→ What to work on
Retype the data exactly, from its first line to the line containing "(0,0) rectangle (457,428);", including both, and skip any picture.

-- start of Dataset content --

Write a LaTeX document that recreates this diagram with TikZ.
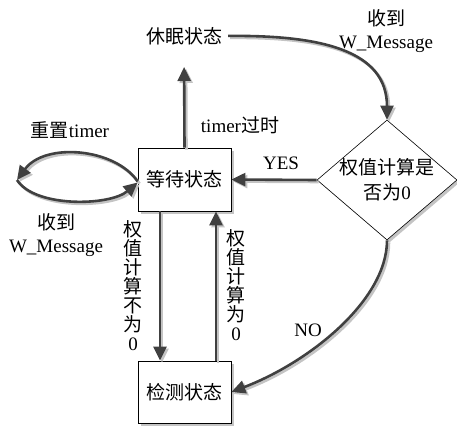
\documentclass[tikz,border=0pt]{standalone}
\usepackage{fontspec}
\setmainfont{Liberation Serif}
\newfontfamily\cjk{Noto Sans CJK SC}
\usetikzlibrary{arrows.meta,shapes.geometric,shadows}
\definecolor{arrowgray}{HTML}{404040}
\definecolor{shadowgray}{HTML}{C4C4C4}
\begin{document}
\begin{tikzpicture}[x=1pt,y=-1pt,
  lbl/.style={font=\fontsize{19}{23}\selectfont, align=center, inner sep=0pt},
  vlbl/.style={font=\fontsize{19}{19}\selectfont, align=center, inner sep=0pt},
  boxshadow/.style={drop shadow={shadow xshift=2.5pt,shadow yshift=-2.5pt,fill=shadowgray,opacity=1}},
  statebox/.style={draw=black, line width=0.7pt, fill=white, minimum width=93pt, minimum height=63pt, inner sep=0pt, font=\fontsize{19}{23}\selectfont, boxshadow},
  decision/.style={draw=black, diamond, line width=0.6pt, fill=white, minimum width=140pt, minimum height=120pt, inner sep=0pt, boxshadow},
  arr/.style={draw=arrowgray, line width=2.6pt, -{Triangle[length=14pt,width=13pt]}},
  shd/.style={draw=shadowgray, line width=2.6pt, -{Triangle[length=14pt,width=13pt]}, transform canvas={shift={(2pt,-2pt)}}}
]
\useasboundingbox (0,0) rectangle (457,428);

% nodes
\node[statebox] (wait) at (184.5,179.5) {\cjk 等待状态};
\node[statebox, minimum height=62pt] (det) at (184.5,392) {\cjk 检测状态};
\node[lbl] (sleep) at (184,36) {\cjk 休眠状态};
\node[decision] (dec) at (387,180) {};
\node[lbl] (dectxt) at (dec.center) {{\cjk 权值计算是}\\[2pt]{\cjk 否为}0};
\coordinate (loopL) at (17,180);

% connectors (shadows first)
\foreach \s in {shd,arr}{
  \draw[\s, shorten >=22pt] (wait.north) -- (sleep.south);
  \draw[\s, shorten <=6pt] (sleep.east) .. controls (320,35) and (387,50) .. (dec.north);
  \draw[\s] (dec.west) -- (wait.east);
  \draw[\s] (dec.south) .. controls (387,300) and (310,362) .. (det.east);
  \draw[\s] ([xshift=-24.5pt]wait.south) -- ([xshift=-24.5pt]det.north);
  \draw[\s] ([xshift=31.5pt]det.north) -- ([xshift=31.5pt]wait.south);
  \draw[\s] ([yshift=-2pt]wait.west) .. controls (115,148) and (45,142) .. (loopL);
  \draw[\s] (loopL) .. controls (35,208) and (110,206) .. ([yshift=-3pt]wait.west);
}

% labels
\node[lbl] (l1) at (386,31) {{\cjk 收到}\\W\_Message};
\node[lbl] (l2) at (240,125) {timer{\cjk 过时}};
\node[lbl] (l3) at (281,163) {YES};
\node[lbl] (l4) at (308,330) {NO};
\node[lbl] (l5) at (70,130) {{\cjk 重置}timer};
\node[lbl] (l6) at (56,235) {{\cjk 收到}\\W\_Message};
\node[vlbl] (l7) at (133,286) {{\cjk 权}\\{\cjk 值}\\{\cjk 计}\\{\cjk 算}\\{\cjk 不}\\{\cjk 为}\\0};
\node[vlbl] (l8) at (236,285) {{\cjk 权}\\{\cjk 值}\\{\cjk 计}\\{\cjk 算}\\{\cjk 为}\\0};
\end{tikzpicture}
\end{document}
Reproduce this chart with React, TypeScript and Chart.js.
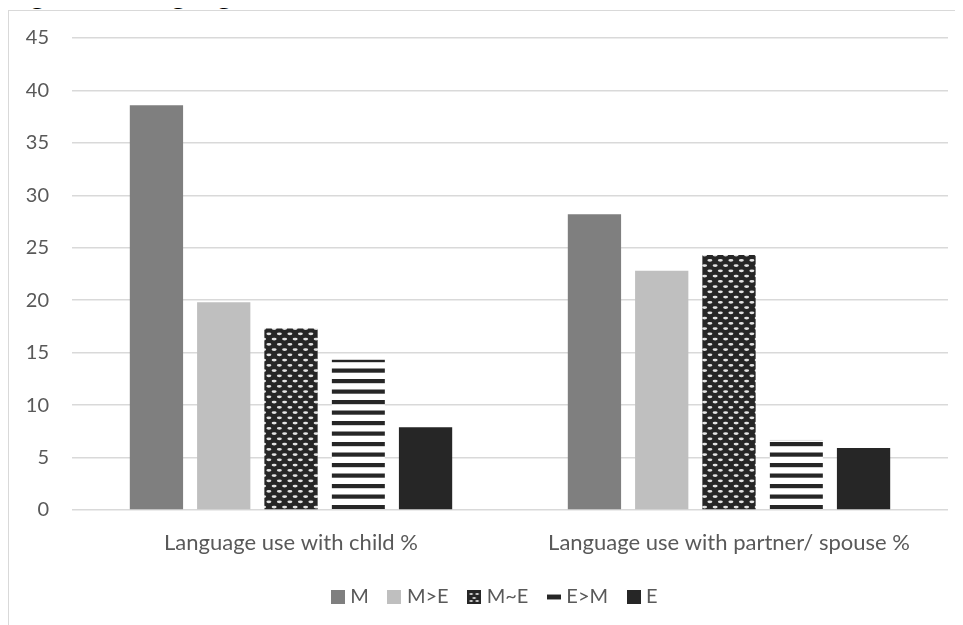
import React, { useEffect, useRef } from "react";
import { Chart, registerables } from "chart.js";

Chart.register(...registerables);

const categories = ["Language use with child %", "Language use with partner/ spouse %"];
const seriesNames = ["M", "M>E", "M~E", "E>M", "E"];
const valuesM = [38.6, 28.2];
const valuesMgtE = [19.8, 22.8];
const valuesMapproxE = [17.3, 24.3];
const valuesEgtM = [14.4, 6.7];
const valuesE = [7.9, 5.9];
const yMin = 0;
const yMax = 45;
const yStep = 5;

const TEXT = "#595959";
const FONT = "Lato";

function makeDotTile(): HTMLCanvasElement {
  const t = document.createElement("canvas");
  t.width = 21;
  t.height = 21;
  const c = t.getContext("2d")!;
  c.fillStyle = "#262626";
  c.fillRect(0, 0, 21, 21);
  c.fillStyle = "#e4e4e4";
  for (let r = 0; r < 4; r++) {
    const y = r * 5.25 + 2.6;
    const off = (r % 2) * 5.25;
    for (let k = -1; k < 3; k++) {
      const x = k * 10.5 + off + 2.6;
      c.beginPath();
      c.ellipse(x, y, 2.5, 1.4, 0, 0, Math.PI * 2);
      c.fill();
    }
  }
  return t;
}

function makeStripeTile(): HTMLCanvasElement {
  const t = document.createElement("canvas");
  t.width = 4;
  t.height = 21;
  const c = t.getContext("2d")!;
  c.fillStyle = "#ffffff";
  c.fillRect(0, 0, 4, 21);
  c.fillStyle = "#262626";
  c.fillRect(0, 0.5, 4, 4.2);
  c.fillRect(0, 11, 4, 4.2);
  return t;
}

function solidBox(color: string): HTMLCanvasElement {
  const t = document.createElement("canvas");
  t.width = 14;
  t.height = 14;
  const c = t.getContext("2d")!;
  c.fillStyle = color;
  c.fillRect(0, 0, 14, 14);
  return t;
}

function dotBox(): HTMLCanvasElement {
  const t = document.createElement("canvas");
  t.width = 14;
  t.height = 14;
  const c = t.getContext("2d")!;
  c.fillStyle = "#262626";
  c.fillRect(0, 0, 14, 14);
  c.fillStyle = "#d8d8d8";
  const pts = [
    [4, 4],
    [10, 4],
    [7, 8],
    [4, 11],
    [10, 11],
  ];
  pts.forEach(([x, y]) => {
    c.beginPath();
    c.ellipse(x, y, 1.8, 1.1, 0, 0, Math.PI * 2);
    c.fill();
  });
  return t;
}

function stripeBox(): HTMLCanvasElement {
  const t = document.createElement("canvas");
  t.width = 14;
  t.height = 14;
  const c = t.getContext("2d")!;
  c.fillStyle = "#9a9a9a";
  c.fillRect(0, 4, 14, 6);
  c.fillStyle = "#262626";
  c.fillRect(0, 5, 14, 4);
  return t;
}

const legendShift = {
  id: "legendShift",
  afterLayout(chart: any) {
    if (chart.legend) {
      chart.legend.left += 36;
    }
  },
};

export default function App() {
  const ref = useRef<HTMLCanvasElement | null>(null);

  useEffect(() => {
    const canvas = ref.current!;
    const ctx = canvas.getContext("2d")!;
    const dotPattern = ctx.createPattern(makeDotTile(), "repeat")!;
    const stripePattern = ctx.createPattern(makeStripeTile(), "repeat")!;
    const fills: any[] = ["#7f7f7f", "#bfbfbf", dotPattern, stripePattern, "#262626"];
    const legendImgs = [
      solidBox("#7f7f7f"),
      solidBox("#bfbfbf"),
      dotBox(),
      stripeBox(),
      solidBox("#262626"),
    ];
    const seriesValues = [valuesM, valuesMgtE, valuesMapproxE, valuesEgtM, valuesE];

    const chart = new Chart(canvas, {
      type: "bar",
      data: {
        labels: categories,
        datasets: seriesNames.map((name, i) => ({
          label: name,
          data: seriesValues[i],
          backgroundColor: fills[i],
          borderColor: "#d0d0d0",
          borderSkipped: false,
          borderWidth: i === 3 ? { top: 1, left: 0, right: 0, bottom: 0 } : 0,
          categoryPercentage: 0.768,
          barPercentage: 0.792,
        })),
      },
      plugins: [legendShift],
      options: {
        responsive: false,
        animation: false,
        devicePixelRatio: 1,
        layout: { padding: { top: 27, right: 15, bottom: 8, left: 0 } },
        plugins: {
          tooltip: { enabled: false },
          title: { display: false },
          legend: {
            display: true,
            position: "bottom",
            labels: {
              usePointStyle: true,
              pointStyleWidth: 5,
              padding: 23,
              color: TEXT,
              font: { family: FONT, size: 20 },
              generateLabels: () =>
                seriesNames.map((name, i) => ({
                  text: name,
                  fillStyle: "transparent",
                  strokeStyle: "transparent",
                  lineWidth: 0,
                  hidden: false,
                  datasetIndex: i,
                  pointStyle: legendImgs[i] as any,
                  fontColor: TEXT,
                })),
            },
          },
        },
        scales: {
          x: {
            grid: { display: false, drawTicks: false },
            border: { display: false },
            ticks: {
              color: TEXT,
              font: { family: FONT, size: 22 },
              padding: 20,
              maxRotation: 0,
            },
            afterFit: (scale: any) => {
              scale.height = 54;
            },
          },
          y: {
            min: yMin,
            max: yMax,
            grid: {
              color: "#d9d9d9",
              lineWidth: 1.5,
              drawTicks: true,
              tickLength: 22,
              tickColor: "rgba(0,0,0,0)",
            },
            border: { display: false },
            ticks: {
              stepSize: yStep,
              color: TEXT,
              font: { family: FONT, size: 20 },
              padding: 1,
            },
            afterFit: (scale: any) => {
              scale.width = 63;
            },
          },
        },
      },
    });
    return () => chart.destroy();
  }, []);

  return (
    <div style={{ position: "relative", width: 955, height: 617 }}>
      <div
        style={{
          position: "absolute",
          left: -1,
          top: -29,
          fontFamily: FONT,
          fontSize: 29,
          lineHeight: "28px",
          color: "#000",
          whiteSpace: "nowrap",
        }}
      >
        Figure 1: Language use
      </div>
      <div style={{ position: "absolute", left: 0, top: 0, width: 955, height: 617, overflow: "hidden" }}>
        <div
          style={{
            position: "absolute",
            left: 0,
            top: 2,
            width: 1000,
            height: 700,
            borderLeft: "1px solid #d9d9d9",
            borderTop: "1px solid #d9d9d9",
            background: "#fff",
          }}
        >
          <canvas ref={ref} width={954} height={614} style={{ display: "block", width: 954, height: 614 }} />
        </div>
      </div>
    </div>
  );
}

-- end of Dataset content --

→ Worked answer
Write a LaTeX document that recreates this diagram with TikZ.
\documentclass[tikz,border=0pt]{standalone}
\usepackage{fontspec}
\setmainfont{Liberation Serif}
\newfontfamily\cjk{Noto Sans CJK SC}
\usetikzlibrary{arrows.meta,shapes.geometric,shadows}
\definecolor{arrowgray}{HTML}{404040}
\definecolor{shadowgray}{HTML}{C4C4C4}
\begin{document}
\begin{tikzpicture}[x=1pt,y=-1pt,
  lbl/.style={font=\fontsize{19}{23}\selectfont, align=center, inner sep=0pt},
  vlbl/.style={font=\fontsize{19}{19}\selectfont, align=center, inner sep=0pt},
  boxshadow/.style={drop shadow={shadow xshift=2.5pt,shadow yshift=-2.5pt,fill=shadowgray,opacity=1}},
  statebox/.style={draw=black, line width=0.7pt, fill=white, minimum width=93pt, minimum height=63pt, inner sep=0pt, font=\fontsize{19}{23}\selectfont, boxshadow},
  decision/.style={draw=black, diamond, line width=0.6pt, fill=white, minimum width=140pt, minimum height=120pt, inner sep=0pt, boxshadow},
  arr/.style={draw=arrowgray, line width=2.6pt, -{Triangle[length=14pt,width=13pt]}},
  shd/.style={draw=shadowgray, line width=2.6pt, -{Triangle[length=14pt,width=13pt]}, transform canvas={shift={(2pt,-2pt)}}}
]
\useasboundingbox (0,0) rectangle (457,428);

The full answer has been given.